## Set problem
Copy out every line containing the word "page".
----------------------------------------
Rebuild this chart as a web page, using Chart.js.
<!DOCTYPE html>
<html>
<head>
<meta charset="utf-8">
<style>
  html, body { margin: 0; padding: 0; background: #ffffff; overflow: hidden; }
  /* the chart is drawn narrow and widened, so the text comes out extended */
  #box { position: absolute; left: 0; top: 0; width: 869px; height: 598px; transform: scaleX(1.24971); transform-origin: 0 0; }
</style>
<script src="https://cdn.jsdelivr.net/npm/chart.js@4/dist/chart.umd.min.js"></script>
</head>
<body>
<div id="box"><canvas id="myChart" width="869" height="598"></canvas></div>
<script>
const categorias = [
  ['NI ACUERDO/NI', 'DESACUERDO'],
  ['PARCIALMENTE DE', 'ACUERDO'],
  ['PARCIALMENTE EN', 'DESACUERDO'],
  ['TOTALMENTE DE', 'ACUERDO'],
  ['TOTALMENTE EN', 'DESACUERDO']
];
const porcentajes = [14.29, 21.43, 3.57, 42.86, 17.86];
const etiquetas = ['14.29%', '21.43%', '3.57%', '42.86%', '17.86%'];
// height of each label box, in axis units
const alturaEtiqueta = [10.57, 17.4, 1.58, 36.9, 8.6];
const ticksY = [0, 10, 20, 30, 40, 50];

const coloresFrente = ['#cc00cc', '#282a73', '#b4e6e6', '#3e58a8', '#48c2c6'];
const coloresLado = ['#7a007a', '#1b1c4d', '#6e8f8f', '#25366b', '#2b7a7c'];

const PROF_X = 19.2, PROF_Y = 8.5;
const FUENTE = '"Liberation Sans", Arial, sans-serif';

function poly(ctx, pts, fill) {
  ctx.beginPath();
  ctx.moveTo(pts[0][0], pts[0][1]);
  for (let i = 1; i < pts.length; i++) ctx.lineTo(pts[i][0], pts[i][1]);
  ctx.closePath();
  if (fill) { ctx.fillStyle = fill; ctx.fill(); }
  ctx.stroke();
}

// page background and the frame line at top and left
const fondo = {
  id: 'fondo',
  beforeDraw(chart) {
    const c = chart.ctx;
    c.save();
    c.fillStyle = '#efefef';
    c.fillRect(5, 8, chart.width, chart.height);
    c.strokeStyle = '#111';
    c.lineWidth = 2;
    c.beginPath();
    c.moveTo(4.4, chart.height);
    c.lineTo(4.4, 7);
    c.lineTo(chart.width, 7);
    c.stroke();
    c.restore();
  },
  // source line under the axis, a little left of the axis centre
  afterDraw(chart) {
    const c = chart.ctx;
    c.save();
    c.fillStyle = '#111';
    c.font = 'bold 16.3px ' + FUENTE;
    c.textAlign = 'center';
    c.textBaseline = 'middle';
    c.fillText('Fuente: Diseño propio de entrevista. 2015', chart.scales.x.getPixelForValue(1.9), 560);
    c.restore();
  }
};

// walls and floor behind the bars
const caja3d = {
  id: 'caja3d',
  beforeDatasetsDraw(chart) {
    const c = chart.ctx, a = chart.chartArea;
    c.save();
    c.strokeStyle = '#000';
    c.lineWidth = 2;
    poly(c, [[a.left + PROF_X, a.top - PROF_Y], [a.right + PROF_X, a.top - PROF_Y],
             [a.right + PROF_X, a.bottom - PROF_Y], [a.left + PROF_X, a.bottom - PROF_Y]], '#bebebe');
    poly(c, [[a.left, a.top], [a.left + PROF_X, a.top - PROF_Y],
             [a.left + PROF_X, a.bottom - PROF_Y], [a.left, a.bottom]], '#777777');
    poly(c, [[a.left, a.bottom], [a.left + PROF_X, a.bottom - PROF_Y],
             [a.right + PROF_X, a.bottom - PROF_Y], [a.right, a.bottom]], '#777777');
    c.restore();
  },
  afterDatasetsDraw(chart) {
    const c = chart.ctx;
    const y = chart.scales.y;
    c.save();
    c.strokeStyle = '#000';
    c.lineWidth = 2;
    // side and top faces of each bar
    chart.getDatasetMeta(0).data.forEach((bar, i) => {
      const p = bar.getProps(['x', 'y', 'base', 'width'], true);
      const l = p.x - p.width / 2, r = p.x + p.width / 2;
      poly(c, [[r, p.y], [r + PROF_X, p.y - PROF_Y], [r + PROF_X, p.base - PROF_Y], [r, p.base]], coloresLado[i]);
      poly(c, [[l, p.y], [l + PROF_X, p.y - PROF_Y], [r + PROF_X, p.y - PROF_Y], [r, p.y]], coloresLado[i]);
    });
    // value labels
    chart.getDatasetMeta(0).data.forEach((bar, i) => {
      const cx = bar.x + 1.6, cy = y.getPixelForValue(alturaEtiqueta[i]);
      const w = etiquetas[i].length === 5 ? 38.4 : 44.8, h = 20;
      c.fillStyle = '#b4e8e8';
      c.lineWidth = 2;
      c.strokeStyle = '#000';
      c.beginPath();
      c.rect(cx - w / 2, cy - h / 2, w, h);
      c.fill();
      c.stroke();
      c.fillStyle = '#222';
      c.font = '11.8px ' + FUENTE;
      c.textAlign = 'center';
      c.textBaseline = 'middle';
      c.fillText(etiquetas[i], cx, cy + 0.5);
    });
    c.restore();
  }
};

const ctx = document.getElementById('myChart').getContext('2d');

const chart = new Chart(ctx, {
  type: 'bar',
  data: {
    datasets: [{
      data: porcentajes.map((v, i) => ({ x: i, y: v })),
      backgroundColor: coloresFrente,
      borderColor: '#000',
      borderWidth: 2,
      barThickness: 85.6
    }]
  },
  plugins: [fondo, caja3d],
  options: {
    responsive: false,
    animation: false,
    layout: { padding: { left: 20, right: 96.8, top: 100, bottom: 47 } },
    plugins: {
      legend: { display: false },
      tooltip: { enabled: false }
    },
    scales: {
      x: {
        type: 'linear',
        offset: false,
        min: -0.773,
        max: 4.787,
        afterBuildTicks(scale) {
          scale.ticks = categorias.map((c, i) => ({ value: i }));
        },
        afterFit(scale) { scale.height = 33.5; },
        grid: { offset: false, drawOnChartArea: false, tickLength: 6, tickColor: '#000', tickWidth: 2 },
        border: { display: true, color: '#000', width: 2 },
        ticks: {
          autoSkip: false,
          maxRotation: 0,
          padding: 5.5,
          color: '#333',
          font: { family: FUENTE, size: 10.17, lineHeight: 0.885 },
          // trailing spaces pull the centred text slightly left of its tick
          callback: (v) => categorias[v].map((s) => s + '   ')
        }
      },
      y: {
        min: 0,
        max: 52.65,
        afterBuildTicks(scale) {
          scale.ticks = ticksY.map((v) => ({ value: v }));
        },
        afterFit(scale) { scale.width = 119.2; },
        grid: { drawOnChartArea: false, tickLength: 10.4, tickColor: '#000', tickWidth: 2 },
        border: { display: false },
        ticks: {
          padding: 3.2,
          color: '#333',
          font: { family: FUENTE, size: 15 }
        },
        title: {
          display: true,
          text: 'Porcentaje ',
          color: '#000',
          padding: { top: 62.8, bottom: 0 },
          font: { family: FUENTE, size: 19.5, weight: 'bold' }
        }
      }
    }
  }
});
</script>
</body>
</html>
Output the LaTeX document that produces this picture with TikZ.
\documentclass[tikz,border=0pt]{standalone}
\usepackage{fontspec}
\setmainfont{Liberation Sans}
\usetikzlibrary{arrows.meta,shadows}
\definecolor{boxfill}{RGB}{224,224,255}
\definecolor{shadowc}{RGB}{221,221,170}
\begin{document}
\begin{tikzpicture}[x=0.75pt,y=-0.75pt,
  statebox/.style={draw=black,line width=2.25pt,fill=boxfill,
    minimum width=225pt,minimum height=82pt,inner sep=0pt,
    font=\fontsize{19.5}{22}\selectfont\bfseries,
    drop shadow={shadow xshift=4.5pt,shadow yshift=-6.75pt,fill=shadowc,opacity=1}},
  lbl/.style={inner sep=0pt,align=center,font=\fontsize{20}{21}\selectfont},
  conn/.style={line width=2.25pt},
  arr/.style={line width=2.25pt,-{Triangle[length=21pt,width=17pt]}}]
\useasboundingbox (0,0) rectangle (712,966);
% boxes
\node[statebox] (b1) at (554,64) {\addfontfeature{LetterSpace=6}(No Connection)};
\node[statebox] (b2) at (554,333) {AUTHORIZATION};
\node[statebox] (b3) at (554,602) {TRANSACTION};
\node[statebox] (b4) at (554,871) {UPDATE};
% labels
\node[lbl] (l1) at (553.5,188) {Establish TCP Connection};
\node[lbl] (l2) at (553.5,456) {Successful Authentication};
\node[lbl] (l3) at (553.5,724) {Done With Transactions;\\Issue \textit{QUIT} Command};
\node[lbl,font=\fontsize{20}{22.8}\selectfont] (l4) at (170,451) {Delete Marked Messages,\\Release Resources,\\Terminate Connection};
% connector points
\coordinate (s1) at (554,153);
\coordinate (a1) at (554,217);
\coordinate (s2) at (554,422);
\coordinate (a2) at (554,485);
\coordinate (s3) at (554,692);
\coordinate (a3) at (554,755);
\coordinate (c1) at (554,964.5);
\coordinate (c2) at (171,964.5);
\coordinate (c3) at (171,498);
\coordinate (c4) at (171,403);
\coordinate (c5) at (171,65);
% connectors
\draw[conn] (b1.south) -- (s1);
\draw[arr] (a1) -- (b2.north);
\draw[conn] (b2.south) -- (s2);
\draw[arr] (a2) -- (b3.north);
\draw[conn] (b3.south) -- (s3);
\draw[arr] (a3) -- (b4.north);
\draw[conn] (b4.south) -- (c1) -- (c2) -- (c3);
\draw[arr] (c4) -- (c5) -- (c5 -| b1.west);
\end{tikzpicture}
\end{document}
----------------------------------------
## Written solution
Rebuild this chart as a web page, using Chart.js.
// page background and the frame line at top and left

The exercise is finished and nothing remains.